Monthly Investment Message: November 2015

Barbara O’Neill, Extension Specialist in Financial Resource Management

Rutgers Cooperative Extension

oneill@aesop.rutgers.edu

 

Smart Charitable Gifting Strategies

 

You’ve worked hard for your money and invested it wisely by following time-tested practices such as diversification and dollar-cost averaging. At some point, you may decide that you want to “share the wealth” with others by making charitable gifts. Large donations to charities often take place during the final months of each year so donors can receive income tax deductions if they are able to itemize. For example, a taxpayer in the 25% federal marginal tax bracket who donates $1,000 would have tax savings of $250 ($1,000 x .25).

 

Not all charities are created equal, however. Instead, they vary in how they raise funds, operate, and fulfill their charitable missions. Below are some tips for smart charitable gifting from University of Missouri Cooperative Extension and the Internal Revenue Service (IRS):

 

  • Be Deliberate, Not Impulsive– Many people make impulsive giving decisions, basing gifts on who knocks at the door, phones, or mails an appeal. Instead, select charities whose work you admire. This might include an organization that has had its outstanding humanitarian work publicized in local or national media (e.g., a food drive and hospice care), an organization that supports a cause that you are passionate about (e.g., domestic abuse and financial empowerment), or organizations you are involved with as a volunteer or those that have helped you or your family/friends personally.

     

  • Plan Your Donations– Decide in advance to whom and how much to give and include charitable gifting in your financial plans. For example, you might allocate part of year-end paychecks for cash donations.  How much you give to charities is a personal decision. Make the amount meaningful to you. You can also decide to say no. Simply kindly turn down requests for charities that are not on your high-priority list.

     

  • Specify a Purpose– Not knowing how donated money will be spent often holds people back from supporting a charity. It is okay for donors to indicate up front an intended purpose that aligns with the mission and work of a charitable organization. It is also okay to follow up with charities later and ask what a past gift specifically accomplished.  Many charities also produce an annual report that provides information on program results and the use of donations to meet their goals.

     

  • Know the Deadline- Charitable contributions are deductible in the year that they are made. Thus, donations charged to a credit card before the end of 2015 count for 2015. This is true even if the credit card bill isn’t actually paid until 2016. Also, checks count for 2015 as long as they are mailed in 2015.

     

  • Know the Tax Rules– Check that organizations that you plan to send donations to are qualified by the IRS to receive tax-deductible contributions.  Information about specific organizations is available at http://www.irs.gov/Charities-&-Non-Profits/Exempt-Organizations-Select-Check  (Exempt Organization Select Check, a searchable online database of qualified organizations).

     

  • Check Your Charity– In recent years, there have been reports of charitable organizations employing telemarketing firms that are paid more than half of the funds raised.

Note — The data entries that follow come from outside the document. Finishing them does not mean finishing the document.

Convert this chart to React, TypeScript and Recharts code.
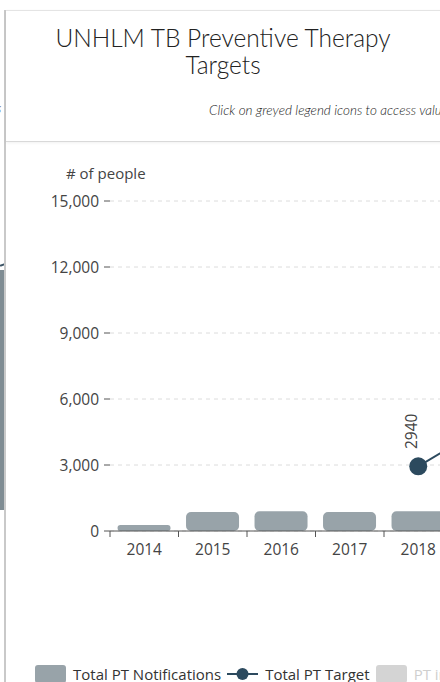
import { Bar, CartesianGrid, ComposedChart, LabelList, Line, XAxis, YAxis } from 'recharts';

const years = ['2014', '2015', '2016', '2017', '2018', '2019', '2020', '2021', '2022'];
const ptNotifications = [270, 860, 900, 860, 900, 980, 940, 1080, 1150];
const ptTarget = [null, null, null, null, 2940, 4800, 6700, 8600, 10500];
const yTicks = [0, 3000, 6000, 9000, 12000, 15000];

const legendItems = [
  { label: 'Total PT Notifications', kind: 'rect', color: '#98a3a9', text: '#333' },
  { label: 'Total PT Target', kind: 'line', color: '#2c4a5e', text: '#333' },
  { label: 'PT in children', kind: 'rect', color: '#d4d4d4', text: '#cfcfcf' },
];

const data = years.map((year, i) => ({
  year,
  notifications: ptNotifications[i],
  target: ptTarget[i],
}));

const BAND = 68.5;
const Y_AXIS_W = 104;
const CHART_W = Y_AXIS_W + BAND * years.length;
const CHART_H = 420;
const FONT = '"Open Sans", sans-serif';

const fmt = (v: number) => v.toLocaleString('en-US');

function XTick({ x, y, payload }: any) {
  const bx = x - BAND / 2;
  return (
    <g>
      <line x1={bx} x2={bx} y1={y} y2={y + 6} stroke="#555" strokeWidth={1} />
      <text x={x} y={y + 13} dy="0.71em" textAnchor="middle" fill="#444" fontSize={15.5} fontFamily={FONT}>
        {payload.value}
      </text>
    </g>
  );
}

function TargetLabel({ x, y, value }: any) {
  if (value == null) return null;
  const lx = x - 7;
  const ly = y - 35;
  return (
    <text
      x={lx}
      y={ly}
      transform={`rotate(-90, ${lx}, ${ly})`}
      textAnchor="middle"
      dominantBaseline="central"
      fill="#444"
      fontSize={15.5}
      fontFamily={FONT}
    >
      {value}
    </text>
  );
}

export default function App() {
  return (
    <div
      style={{
        position: 'fixed',
        left: 0,
        top: 0,
        width: 440,
        height: 682,
        overflow: 'hidden',
        background: '#fff',
        fontFamily: FONT,
      }}
    >
      {/* neighbouring panel sliver */}
      <div style={{ position: 'absolute', left: 0, top: 270, width: 5, height: 240, background: '#7f8c93' }} />
      <div style={{ position: 'absolute', left: 0, top: 264, width: 5, height: 2, background: '#3d5566', transform: 'rotate(-20deg)' }} />
      <div style={{ position: 'absolute', left: -4, top: 100, fontSize: 12, fontStyle: 'italic', color: '#555' }}>s</div>
      <div style={{ position: 'absolute', left: 4, top: 10, width: 2, height: 672, background: '#c9c9c9' }} />

      {/* header card */}
      <div
        style={{
          position: 'absolute',
          left: 6,
          top: 10,
          width: 600,
          height: 130,
          borderTop: '1px solid #e4e4e4',
          borderBottom: '1px solid #d9d9d9',
          boxShadow: '0 1px 3px rgba(0,0,0,0.06)',
          background: '#fff',
        }}
      />
      <div
        style={{
          position: 'absolute',
          left: 6,
          top: 24,
          width: 434,
          textAlign: 'center',
          fontFamily: 'Lato, sans-serif',
          fontWeight: 300,
          fontSize: 24.5,
          lineHeight: '27px',
          color: '#222',
        }}
      >
        UNHLM TB Preventive Therapy
        <br />
        Targets
      </div>
      <div
        style={{
          position: 'absolute',
          left: 209,
          top: 102,
          whiteSpace: 'nowrap',
          fontFamily: 'Lato, sans-serif',
          fontStyle: 'italic',
          fontWeight: 300,
          fontSize: 13.5,
          color: '#222',
        }}
      >
        Click on greyed legend icons to access values
      </div>

      {/* chart */}
      <div style={{ position: 'absolute', left: 66, top: 163, fontSize: 15, color: '#444', whiteSpace: 'nowrap' }}>
        # of people
      </div>
      <div style={{ position: 'absolute', left: 6, top: 141 }}>
        <ComposedChart
          width={CHART_W}
          height={CHART_H}
          data={data}
          margin={{ top: 60, right: 0, left: 0, bottom: 0 }}
          barCategoryGap="11%"
        >
          <CartesianGrid vertical={false} stroke="#dcdcdc" strokeDasharray="4 4" />
          <XAxis
            dataKey="year"
            height={30}
            axisLine={{ stroke: '#555' }}
            tickLine={false}
            tickSize={0}
            tickMargin={0}
            tick={<XTick />}
            interval={0}
          />
          <YAxis
            width={Y_AXIS_W}
            domain={[0, 15000]}
            ticks={yTicks}
            axisLine={false}
            tickLine={{ stroke: '#555' }}
            tickSize={6}
            tickMargin={5}
            tickFormatter={fmt}
            tick={{ fill: '#444', fontSize: 15.5, fontFamily: FONT }}
          />
          <Bar dataKey="notifications" fill="#98a3a9" radius={[5, 5, 5, 5]} isAnimationActive={false} />
          <Line
            dataKey="target"
            stroke="#2c4a5e"
            strokeWidth={2}
            dot={{ r: 9, fill: '#2c4a5e', stroke: 'none' }}
            activeDot={false}
            connectNulls
            isAnimationActive={false}
          >
            <LabelList dataKey="target" content={<TargetLabel />} />
          </Line>
        </ComposedChart>
      </div>

      {/* legend */}
      <div style={{ position: 'absolute', left: 35, top: 664, display: 'flex', alignItems: 'center', whiteSpace: 'nowrap' }}>
        {legendItems.map((item) => (
          <div key={item.label} style={{ display: 'flex', alignItems: 'center', marginRight: 6 }}>
            {item.kind === 'rect' ? (
              <div style={{ width: 31, height: 18, borderRadius: 3, background: item.color }} />
            ) : (
              <svg width={31} height={18}>
                <line x1={0} x2={31} y1={9} y2={9} stroke={item.color} strokeWidth={2} />
                <circle cx={15.5} cy={9} r={6} fill={item.color} />
              </svg>
            )}
            <span style={{ marginLeft: 7, fontSize: 15, color: item.text }}>{item.label}</span>
          </div>
        ))}
      </div>
    </div>
  );
}
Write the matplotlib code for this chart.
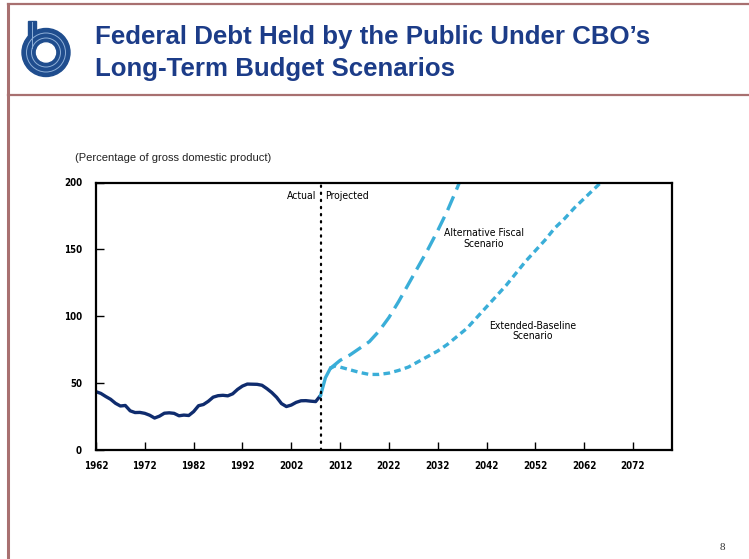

Donors, of course, expect their money to go to a deserving cause. Investigate a charity’s “administrative expense ratio,” which describes how it allocates its budget between funding its mission and funding administrative costs and overhead.  An example is a food pantry that spends 95% of its budget securing food for the hungry and 5% on administration.  If applicable, compare the expense ratio of two or three charities with similar missions. Three online resources are www.charitynavigator.orgwww.guidestar.orgwww.give.org.

 

  • Get Donations in Writing- Make sure that all charitable gifts of $250 or more are properly acknowledged by the charity as per IRS income tax regulations. This includes a letter from the recipient that describes the cash or property that was donated (e.g., $100 cash donation or the make, model, and year of a donated car) and whether any goods or services were received in return such as a meal or free concert tickets.